** Work required **
Find the line containing "The picture is" and copy it exactly, along with every line after it up to and including the line containing "Serif', 'Times New". Copy nothing else.

** Source data **
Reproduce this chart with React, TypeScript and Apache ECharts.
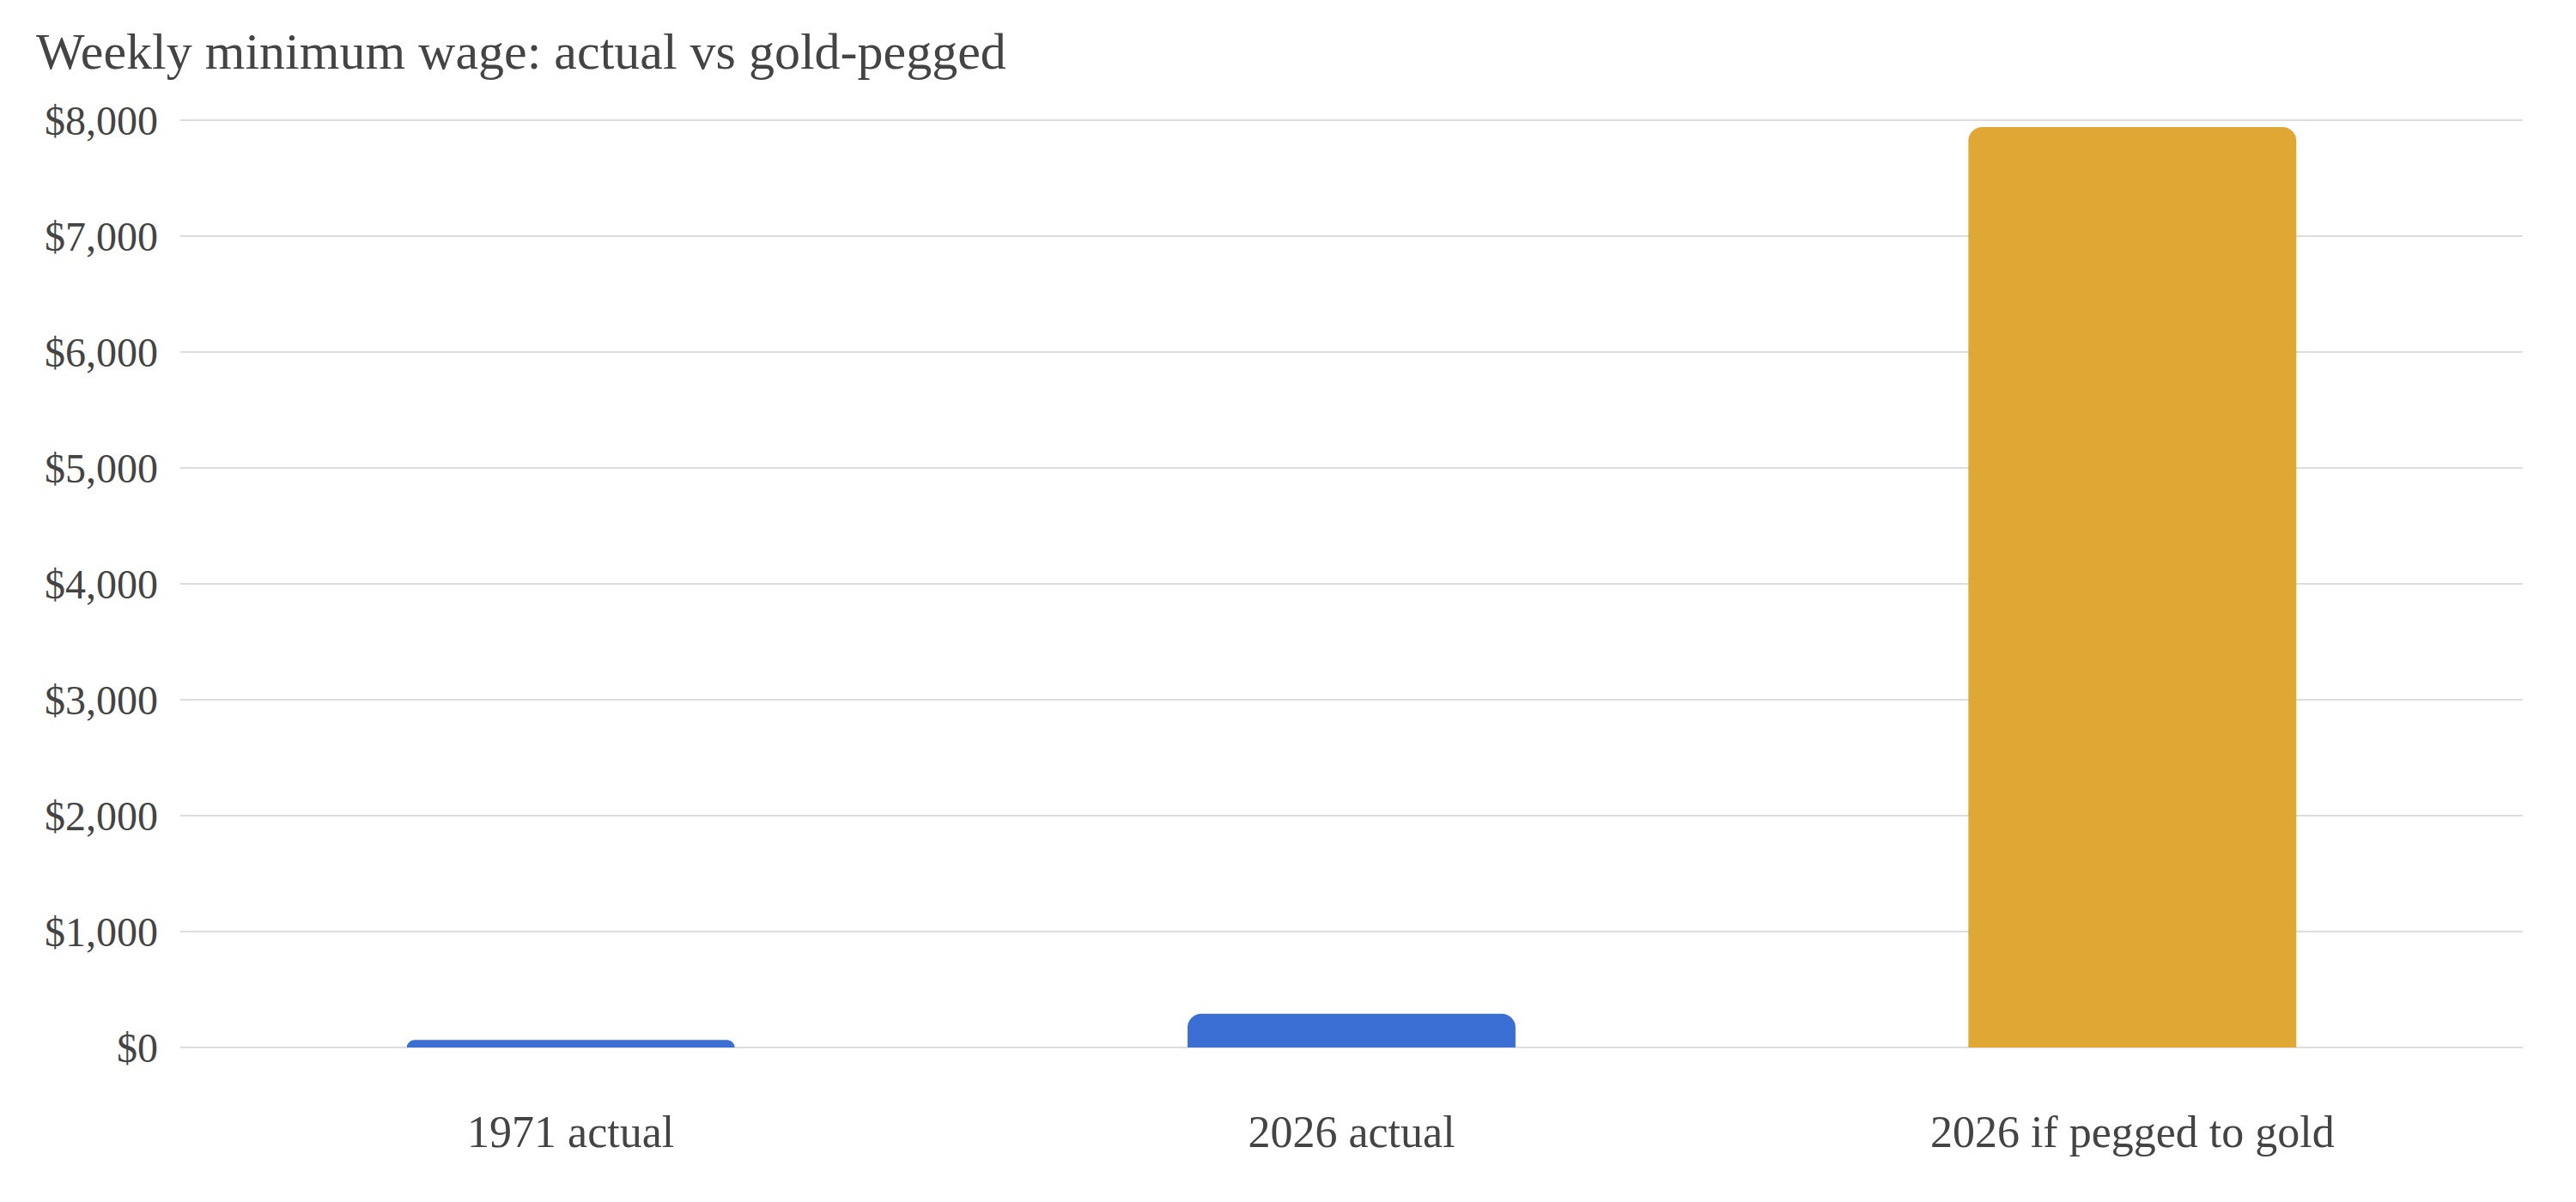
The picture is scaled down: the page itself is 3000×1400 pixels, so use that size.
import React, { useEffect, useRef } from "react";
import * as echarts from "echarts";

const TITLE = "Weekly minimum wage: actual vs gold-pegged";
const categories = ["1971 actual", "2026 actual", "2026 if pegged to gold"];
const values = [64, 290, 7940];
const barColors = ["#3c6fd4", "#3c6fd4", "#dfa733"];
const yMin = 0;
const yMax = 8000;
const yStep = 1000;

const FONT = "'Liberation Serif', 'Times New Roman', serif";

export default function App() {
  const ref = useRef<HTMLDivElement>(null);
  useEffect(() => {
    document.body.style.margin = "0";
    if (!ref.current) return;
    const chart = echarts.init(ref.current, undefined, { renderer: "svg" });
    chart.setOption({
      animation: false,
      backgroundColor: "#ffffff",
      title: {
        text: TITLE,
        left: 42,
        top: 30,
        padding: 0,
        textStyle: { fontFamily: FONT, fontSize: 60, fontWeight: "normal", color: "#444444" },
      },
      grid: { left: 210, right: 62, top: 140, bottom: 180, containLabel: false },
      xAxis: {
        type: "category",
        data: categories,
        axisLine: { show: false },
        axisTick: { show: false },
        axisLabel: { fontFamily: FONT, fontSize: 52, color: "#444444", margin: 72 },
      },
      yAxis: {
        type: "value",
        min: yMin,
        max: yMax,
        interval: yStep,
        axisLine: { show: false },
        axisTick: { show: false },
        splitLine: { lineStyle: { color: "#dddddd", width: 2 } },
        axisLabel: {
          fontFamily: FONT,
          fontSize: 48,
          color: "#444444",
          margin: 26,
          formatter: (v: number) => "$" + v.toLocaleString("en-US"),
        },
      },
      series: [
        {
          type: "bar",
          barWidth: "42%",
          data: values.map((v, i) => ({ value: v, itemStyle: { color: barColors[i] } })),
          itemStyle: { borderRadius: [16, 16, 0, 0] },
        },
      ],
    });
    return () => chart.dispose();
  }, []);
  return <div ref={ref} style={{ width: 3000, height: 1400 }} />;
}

** Final result **
The picture is scaled down: the page itself is 3000×1400 pixels, so use that size.
import React, { useEffect, useRef } from "react";
import * as echarts from "echarts";

const TITLE = "Weekly minimum wage: actual vs gold-pegged";
const categories = ["1971 actual", "2026 actual", "2026 if pegged to gold"];
const values = [64, 290, 7940];
const barColors = ["#3c6fd4", "#3c6fd4", "#dfa733"];
const yMin = 0;
const yMax = 8000;
const yStep = 1000;

const FONT = "'Liberation Serif', 'Times New Roman', serif";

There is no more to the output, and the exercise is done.